The long protracted album gestation is usually the preserve of cerebral, art rock types or tortured perfectionists rather than hip and fresh pop groups who are accustomed to rattling out the hits on an ever-moving chart bound conveyor belt.
La Roux, however, have never quite been your normal pop group. It’s now been almost exactly five years since La Roux’s tremendously successful debut album and quite a bit has changed in the intervening years. While the pop landscape has embraced EDM and a general homogenised pop dance sound, La Roux returns as the now strictly solo project of singer Elly Jackson, with co-member and producer Ben Langmaid departing due to the oft repeated reason of musical differences. The long awaited follow up, Trouble In Paradise, perhaps represents a truer reflection of Jackson’s character and moves La Roux’s sound on beyond the time rooted synth pop revivalism of the debut album.
It’s immediately apparent that Trouble In Paradise marks a subtle yet significant realignment of the La Roux aesthetic. While the sound is still broadly electronic, there is notable use of natural instrumentation, which helps to make the record warmer, lighter, and, most importantly, funkier than before. The songs lend themselves well to the playful tone and spirit that’s established throughout, beginning with the strident and gently euphoric funk pop of opener Uptight Downtown. The primary influence on the album seems to be pristine ’70s disco; however, on tracks like this one you are also reminded of Nile Rodgers‘ ’80s productions for Madonna and Duran Duran. It’s slick, assured and tremendous fun.
The album shares much with disco’s feeling of ecstatic, melodic ebullience. The rhythms, grooves and hooks are nagging, insistent and playful. Every song is memorable. On the gloriously sexy and cheeky Kiss And Not Tell, there’s the distinct impression that Jackson is cutting loose and having the time of her life. The record in itself is something of a liberation. Jackson sounds on prime form, full of attitude and assertion. There’s a greater sense of ambition prevalent here as she stretches both her sound and her voice.
The tone and sound is generally upbeat and danceable, even if there is a slightly darker undertone lurking beyond some of the euphoria.

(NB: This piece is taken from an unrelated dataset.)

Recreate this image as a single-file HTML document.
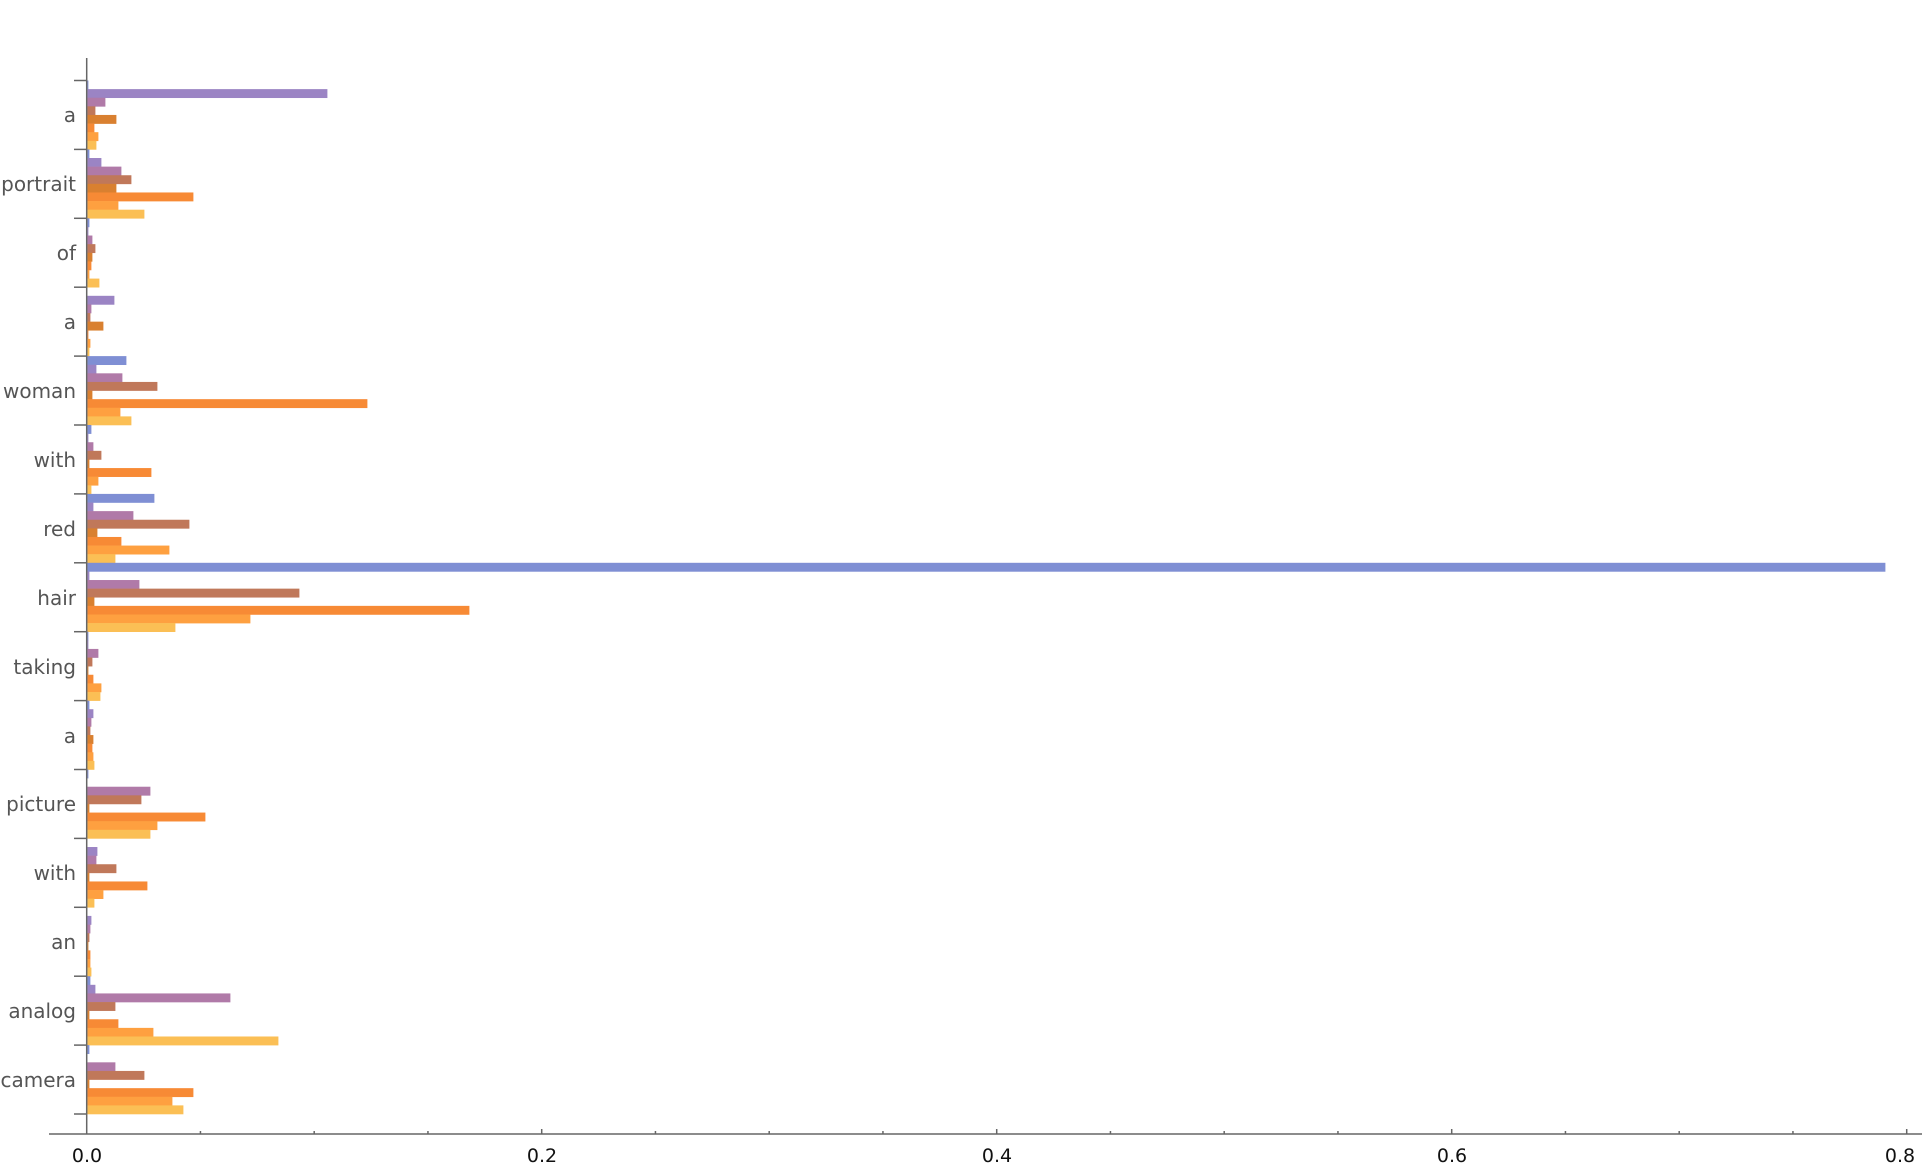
<!DOCTYPE html>
<html><head><meta charset="utf-8"><style>
html,body{margin:0;padding:0;background:#fff;}
svg{display:block;}
text{font-family:"DejaVu Sans","Liberation Sans",sans-serif;}
</style></head><body>
<svg id="s" width="1924" height="1166" viewBox="0 0 1924 1166" xmlns="http://www.w3.org/2000/svg">
<g id="bars"></g>
<g stroke="#666" stroke-width="1.5" fill="none">
<line x1="86.7" y1="58" x2="86.7" y2="1134"/>
<line x1="49" y1="1134" x2="1922" y2="1134"/>
</g>
<g id="ticks" stroke="#666" stroke-width="1.5"></g>
<g font-size="20" fill="#555" text-anchor="end">
<text x="76" y="122">a</text>
<text x="76" y="191">portrait</text>
<text x="76" y="260">of</text>
<text x="76" y="329">a</text>
<text x="76" y="398">woman</text>
<text x="76" y="467">with</text>
<text x="76" y="536">red</text>
<text x="76" y="605">hair</text>
<text x="76" y="674">taking</text>
<text x="76" y="743">a</text>
<text x="76" y="811">picture</text>
<text x="76" y="880">with</text>
<text x="76" y="949">an</text>
<text x="76" y="1018">analog</text>
<text x="76" y="1087">camera</text>
</g>
<g font-size="19" fill="#111" text-anchor="middle">
<text x="87" y="1162">0.0</text>
<text x="542" y="1162">0.2</text>
<text x="997" y="1162">0.4</text>
<text x="1452" y="1162">0.6</text>
<text x="1900" y="1162">0.8</text>
</g>
</svg>
<script>
var cols=["#7f8fd4","#9b84c4","#b07aa8","#c0785a","#d98030","#f78a35","#fea040","#fbbf55"];
var d=[
[1,240,18,8,29,7,11,9],
[2,14,34,44,29,106,31,57],
[2,1,5,8,5,4,2,12],
[0,27,4,3,16,1,3,2],
[39,9,35,70,5,280,33,44],
[4,1,6,14,2,64,11,4],
[67,6,46,102,10,34,82,28],
[1798,2,52,212,7,382,163,88],
[1,1,11,5,1,6,14,13],
[2,6,4,3,6,5,6,7],
[1,0,63,54,2,118,70,63],
[0,10,9,29,2,60,16,7],
[0,4,3,2,1,3,3,4],
[3,8,143,28,2,31,66,191],
[2,0,28,57,2,106,85,96]];
var ns="http://www.w3.org/2000/svg",g=document.getElementById("bars"),t=document.getElementById("ticks");
var x0=87.4,t0=80.5,sp=68.9,bh=sp/8;
for(var i=0;i<15;i++)for(var k=0;k<8;k++){if(!d[i][k])continue;var r=document.createElementNS(ns,"rect");
r.setAttribute("x",x0);r.setAttribute("y",t0+i*sp+k*bh);r.setAttribute("width",d[i][k]);r.setAttribute("height",bh+0.3);r.setAttribute("fill",cols[k]);g.appendChild(r);}
for(var i=0;i<=15;i++){var l=document.createElementNS(ns,"line");var y=t0+i*sp;l.setAttribute("x1",74);l.setAttribute("x2",87);l.setAttribute("y1",y);l.setAttribute("y2",y);t.appendChild(l);}
for(var j=1;j<=16;j++){var x=86.7+j*113.75;var l=document.createElementNS(ns,"line");l.setAttribute("x1",x);l.setAttribute("x2",x);l.setAttribute("y1",1134);l.setAttribute("y2",j%4==0?1129:1131);t.appendChild(l);}
</script>
</body></html>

Cruel Sexuality slinks in on a loose, funky elastic bassline and it sees Jackson in fine voice describing a tortured relationship: “When passion turns into greed” lead on to “Why do you keep me in a prison at night”. It’s a clever piece of songwriting that offers intrigue within the brightness of the music. Songs like this showcase a more sophisticated side to La Roux.
Despite pushing the sound of LA Roux forward from the debut, Trouble In Paradise shares its hit packed qualities. The brilliantly titled Sexotheque is a Number 1 single in waiting, a quite fabulous piece of funky pop tropicalia. Indeed, the feeling of blissed out tropical vibes permeates throughout the record, from the cover artwork to songs like the loping slick funk of Tropical Chancer.
With La Roux there was always the sense that Elly Jackson was a more interesting and diverse character than the rather obvious synth pop of the debut album suggested, and that is certainly apparent here, particularly on album highlight Silent Partner. This song displays a newfound sense of ambitious expansion. Running to seven minutes, it’s the first La Roux song that can be described as anywhere approaching epic. Based on a huge synth throb, it builds and builds before taking off on a glorious synth-laden voyage. It’s an apt metaphor for the album itself as Elly Jackson firmly takes control of her career and delivers a tremendously confident second album, one that repositions La Roux and has a whole lot of fun while doing so.